WORK TO DO »
Would you retype, exactly and without the pictures, the lines between the line holding "Write the matplotlib code for this chart." and the line holding "import matplotlib.pyplot as plt", inclusive, and nothing else?

INPUT DATA »
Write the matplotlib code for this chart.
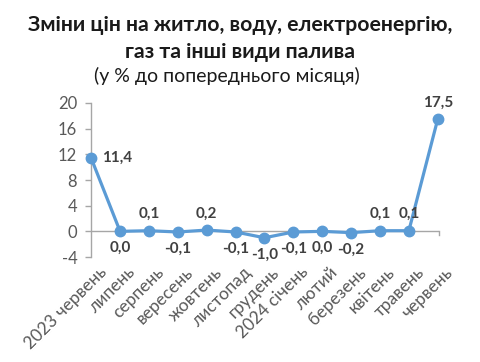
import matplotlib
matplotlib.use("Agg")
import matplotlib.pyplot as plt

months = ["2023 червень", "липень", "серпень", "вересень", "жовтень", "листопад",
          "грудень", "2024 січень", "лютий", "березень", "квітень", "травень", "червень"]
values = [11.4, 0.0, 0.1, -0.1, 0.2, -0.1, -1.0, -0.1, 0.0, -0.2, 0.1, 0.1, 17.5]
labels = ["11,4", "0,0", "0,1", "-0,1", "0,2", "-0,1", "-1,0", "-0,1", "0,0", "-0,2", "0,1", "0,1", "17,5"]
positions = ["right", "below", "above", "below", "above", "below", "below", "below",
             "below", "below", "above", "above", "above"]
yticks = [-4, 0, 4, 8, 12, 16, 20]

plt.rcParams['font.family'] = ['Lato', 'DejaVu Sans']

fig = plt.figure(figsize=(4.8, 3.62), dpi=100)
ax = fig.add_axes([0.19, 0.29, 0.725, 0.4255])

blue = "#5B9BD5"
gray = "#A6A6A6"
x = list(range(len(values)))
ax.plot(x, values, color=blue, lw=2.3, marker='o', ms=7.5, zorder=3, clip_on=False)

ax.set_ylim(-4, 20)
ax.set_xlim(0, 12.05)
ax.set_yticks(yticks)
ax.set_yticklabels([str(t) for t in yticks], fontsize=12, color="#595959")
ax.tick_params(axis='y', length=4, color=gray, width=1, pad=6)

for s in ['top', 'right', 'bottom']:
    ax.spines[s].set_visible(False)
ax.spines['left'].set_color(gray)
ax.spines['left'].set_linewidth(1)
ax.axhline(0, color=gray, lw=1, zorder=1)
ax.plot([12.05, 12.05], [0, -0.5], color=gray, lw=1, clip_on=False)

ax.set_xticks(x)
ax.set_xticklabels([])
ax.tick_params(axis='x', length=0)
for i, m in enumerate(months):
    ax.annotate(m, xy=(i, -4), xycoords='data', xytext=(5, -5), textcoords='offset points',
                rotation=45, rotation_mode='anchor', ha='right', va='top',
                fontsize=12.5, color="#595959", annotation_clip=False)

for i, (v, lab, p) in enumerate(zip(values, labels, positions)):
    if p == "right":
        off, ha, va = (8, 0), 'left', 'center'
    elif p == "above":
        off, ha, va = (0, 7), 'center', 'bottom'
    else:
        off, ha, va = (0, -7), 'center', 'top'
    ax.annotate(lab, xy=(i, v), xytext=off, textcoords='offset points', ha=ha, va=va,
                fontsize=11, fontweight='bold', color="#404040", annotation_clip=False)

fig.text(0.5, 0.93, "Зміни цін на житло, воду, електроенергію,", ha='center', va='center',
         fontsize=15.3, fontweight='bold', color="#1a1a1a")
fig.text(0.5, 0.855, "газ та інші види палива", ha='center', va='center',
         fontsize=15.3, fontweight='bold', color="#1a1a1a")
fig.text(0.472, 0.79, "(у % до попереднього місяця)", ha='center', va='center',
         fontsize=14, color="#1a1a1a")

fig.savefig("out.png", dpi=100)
==
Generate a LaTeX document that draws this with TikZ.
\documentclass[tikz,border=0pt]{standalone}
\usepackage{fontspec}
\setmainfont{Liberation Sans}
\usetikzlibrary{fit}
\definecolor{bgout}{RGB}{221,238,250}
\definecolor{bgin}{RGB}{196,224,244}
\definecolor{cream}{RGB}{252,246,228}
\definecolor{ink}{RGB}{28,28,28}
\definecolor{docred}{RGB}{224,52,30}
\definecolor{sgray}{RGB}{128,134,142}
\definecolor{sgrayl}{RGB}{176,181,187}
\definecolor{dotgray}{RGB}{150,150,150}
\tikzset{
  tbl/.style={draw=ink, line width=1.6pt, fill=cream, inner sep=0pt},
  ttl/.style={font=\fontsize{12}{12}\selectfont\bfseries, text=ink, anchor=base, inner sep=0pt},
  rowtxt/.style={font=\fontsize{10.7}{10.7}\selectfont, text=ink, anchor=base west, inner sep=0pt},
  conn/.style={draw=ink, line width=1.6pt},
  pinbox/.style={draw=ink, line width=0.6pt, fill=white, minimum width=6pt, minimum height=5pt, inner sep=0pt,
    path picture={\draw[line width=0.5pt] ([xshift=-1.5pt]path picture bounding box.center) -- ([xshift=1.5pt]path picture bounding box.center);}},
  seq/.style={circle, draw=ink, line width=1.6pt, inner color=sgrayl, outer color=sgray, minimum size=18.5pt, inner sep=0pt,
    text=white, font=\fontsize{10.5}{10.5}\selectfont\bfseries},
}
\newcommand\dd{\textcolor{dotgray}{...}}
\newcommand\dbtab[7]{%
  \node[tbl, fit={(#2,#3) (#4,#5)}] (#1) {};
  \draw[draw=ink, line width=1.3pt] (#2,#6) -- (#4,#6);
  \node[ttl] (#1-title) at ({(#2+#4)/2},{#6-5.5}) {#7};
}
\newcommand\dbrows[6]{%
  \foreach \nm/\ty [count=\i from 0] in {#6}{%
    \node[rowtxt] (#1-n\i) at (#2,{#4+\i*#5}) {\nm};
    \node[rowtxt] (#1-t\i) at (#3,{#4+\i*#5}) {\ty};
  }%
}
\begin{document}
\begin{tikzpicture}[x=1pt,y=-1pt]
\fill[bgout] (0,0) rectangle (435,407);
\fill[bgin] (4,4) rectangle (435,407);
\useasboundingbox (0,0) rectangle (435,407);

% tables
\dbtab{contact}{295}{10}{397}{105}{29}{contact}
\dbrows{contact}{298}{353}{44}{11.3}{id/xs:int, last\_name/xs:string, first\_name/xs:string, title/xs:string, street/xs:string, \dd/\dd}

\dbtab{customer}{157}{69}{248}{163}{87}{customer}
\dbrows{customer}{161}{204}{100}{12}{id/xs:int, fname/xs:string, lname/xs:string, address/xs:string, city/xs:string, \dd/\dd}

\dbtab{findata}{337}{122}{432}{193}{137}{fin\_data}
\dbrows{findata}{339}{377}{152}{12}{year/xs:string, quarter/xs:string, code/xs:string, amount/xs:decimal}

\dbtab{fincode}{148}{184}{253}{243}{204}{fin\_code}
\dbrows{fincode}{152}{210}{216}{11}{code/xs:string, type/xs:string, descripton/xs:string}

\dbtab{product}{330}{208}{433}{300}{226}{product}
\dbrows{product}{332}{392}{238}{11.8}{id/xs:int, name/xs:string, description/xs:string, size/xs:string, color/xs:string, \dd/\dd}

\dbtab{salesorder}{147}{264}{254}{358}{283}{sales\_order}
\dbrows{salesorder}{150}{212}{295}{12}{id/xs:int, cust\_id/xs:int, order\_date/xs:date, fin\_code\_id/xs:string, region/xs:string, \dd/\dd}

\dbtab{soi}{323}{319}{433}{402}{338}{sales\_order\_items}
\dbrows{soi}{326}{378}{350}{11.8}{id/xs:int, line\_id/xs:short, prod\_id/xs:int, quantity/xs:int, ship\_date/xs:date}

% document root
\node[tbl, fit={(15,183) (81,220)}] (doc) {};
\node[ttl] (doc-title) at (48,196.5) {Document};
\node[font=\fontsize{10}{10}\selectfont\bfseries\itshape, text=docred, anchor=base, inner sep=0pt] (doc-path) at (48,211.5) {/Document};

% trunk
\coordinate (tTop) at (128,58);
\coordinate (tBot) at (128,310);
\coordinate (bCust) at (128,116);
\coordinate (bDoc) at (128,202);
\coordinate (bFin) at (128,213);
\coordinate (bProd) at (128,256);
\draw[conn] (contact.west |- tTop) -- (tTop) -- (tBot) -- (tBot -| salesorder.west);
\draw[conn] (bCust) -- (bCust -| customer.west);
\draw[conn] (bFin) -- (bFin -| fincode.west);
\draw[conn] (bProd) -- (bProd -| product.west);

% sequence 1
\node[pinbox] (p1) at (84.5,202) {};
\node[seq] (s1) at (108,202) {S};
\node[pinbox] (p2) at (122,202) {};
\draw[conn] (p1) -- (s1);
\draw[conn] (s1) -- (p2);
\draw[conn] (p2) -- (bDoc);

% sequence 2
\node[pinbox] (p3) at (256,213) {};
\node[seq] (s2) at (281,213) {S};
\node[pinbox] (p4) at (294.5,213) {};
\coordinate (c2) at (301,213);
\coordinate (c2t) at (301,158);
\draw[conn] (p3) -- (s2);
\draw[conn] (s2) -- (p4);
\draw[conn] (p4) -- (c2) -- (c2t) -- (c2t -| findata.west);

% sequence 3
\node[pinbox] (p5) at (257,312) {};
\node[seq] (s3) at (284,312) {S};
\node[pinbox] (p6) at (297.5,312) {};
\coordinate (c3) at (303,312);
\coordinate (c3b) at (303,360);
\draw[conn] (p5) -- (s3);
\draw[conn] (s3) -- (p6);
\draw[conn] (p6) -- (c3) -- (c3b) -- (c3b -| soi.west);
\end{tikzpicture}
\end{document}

CORRECT RESPONSE »
Write the matplotlib code for this chart.
import matplotlib
matplotlib.use("Agg")
import matplotlib.pyplot as plt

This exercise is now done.